Today I've been thinking a lot about just where we were two years ago -- as we were sitting by our little boy's bedside waiting for him to take his last breath and finally find the peace and healing he deserved. I'm not sure anyone could have possibly prepared us for that last marathon -- the period after we took him off life support. Everyone assumed he would peacefully die in my arms after the ventilator was removed, after he had not taken triggered any breaths on his own for over 48 hours. They thought he may last a few hours but no one dare thought he would fight for 52 more long intense hours. Gavin never did follow the rules, not in his birth and certainly not in his death.
Those last 52 hours, at that time, seemed like a nightmare. after we had held Gavin, had Madison say goodbye, and after all the doctors gathered to pronounce his death and as the vent was removed, we mourned and said goodbye.

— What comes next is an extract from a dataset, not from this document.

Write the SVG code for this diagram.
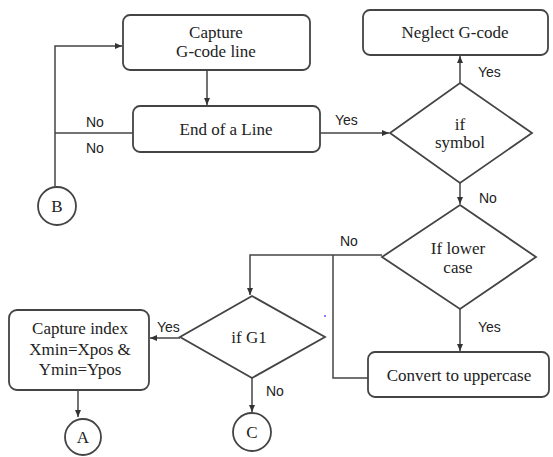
<svg xmlns="http://www.w3.org/2000/svg" width="553" height="457" viewBox="0 0 553 457">
<defs>
<marker id="ah" markerWidth="8" markerHeight="8" refX="7" refY="4" orient="auto" markerUnits="userSpaceOnUse">
<path d="M0,1 L7,4 L0,7 Z" fill="#333"/>
</marker>
</defs>
<style>
.box{fill:#fff;stroke:#444;stroke-width:1.8}
.ln{fill:none;stroke:#444;stroke-width:1.5}
</style>
<rect width="553" height="457" fill="#fff"/>
<g id="connectors">
<path class="ln" d="M207,70 V105" marker-end="url(#ah)"/>
<path class="ln" d="M133,133 H55"/>
<path class="ln" d="M55,186 V46 H122" marker-end="url(#ah)"/>
<path class="ln" d="M320,133 H389" marker-end="url(#ah)"/>
<path class="ln" d="M460,83 V56" marker-end="url(#ah)"/>
<path class="ln" d="M460,183 V204" marker-end="url(#ah)"/>
<path class="ln" d="M460,309 V351" marker-end="url(#ah)"/>
<path class="ln" d="M382,255 H250 V295" marker-end="url(#ah)"/>
<path class="ln" d="M333,255 V378 H368"/>
<path class="ln" d="M180,338 H150" marker-end="url(#ah)"/>
<path class="ln" d="M78,390 V417" marker-end="url(#ah)"/>
<path class="ln" d="M252,378 V412" marker-end="url(#ah)"/>
<g font-family="Liberation Sans, Arial, sans-serif" font-size="14" fill="#222">
<text x="86" y="127">No</text>
<text x="86" y="153">No</text>
<text x="335" y="125">Yes</text>
<text x="478" y="77">Yes</text>
<text x="479" y="203">No</text>
<text x="340" y="246">No</text>
<text x="478" y="332">Yes</text>
<text x="157" y="332">Yes</text>
<text x="266" y="396">No</text>
</g>
</g>
<g font-family="Liberation Serif, Times New Roman, serif" font-size="17" fill="#222" text-anchor="middle">
<g id="capture-line"><rect class="box" x="123" y="15" width="187" height="55" rx="7"/><text x="216" y="38">Capture</text><text x="216" y="57">G-code line</text></g>
<g id="end-of-line"><rect class="box" x="133" y="106" width="187" height="46" rx="7"/><text x="226" y="135">End of a Line</text></g>
<g id="neglect"><rect class="box" x="363" y="10" width="185" height="45" rx="7"/><text x="455" y="38">Neglect G-code</text></g>
<g id="if-symbol"><polygon class="box" points="460,83 532,133 460,183 390,133"/><text x="460" y="130">if</text><text x="460" y="148">symbol</text></g>
<g id="if-lower"><polygon class="box" points="460,205 536,257 460,309 382,257"/><text x="458" y="254">If lower</text><text x="458" y="273">case</text></g>
<g id="convert"><rect class="box" x="368" y="352" width="181" height="45" rx="7"/><text x="459" y="381">Convert to uppercase</text></g>
<g id="if-g1"><polygon class="box" points="252,296 325,337 252,378 180,337"/><text x="249" y="343">if G1</text></g>
<g id="capture-index"><rect class="box" x="9" y="310" width="140" height="80" rx="8"/><text x="80" y="334">Capture index</text><text x="80" y="355">Xmin=Xpos &amp;</text><text x="80" y="375">Ymin=Ypos</text></g>
<g id="B"><circle class="box" cx="57" cy="206" r="19"/><text x="57" y="212">B</text></g>
<g id="A"><circle class="box" cx="83" cy="437" r="18"/><text x="83" y="443">A</text></g>
<g id="C"><circle class="box" cx="252" cy="432" r="19"/><text x="252" y="438">C</text></g>
</g>
<circle cx="325" cy="316" r="1" fill="#55f"/>
</svg>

After death didn't happen, we mourned, grieved and said goodbye another ten or so times until it actually happened. Ugh. What a mess. Adam and I didn't sleep and only would eat what people would bring us to the bedside.
We spent those 52 hours engraving the memory of Gavin into our hearts. Seriously studying ever inch of his swollen little body. In the last 52 hours of his life he layed on the bed in a diaper with no blankets. I remember stoking ever square inch of skin on his body -- and to this day I remember how it felt. I remember the scent, I remember the color, I remember finally coming to the harsh realization that this no longer was my little boy -- it was just a shell, a shell that was falling apart and ready to die.
So many things went wrong in those last 52 hours. Gavi's doctor was out of the country and no doc could possible give him the same care -- no doctor could possibly understand just how complex and how not by the books our little boy was. There are so many things that I could be angry about surrounding his death but looking back I treasure every moment those circumstances gained us.
God knew what he was doing.
So many times is life when we are in the midst of the struggle we fail to see that the issues that cause us turmoil and pain might be the very things that in a few years we thank God for. God gave me those last 52 hours to memorize my little boy -- the sounds, the scents and gave me time to come to the place in my own heart and mind where I could see that this swollen shell no longer was a good home for my fighter -- that he needed to be in the most amazing arms ever -- the arms of God.
After Gavin died I tried to hold his body. It only lasted a few seconds -- My mommie heart knew that he was no longer there. I couldn't feel him -- I felt his body, but the Gavin I knew and loved had already left and the shell he left behind really had no meaning. I layed his body down on the bed and both Adam and I gently touched his cold skin and said goodbye.
I don't claim to understand why God choose Gavin to live a life of suffering and endure a difficult death -- but I choose to believe that God prepared Gavin for his life here on earth and what we may have viewed as painful suffering, Gavin perceived as once step closer to the most amazing reward ever -- heaven.
So much I don't understand. But by choosing to find hope, joy and peace, I am ushered into an amazing place of healing. Healing that by most would be incomprehensible. I mourn the loss of by baby boy, but at the same time I feel him closer than ever. He no longer is my child to watching grow here on earth but rather is simply woven into my very being.
As we remember his death, I choose the celebrate his life.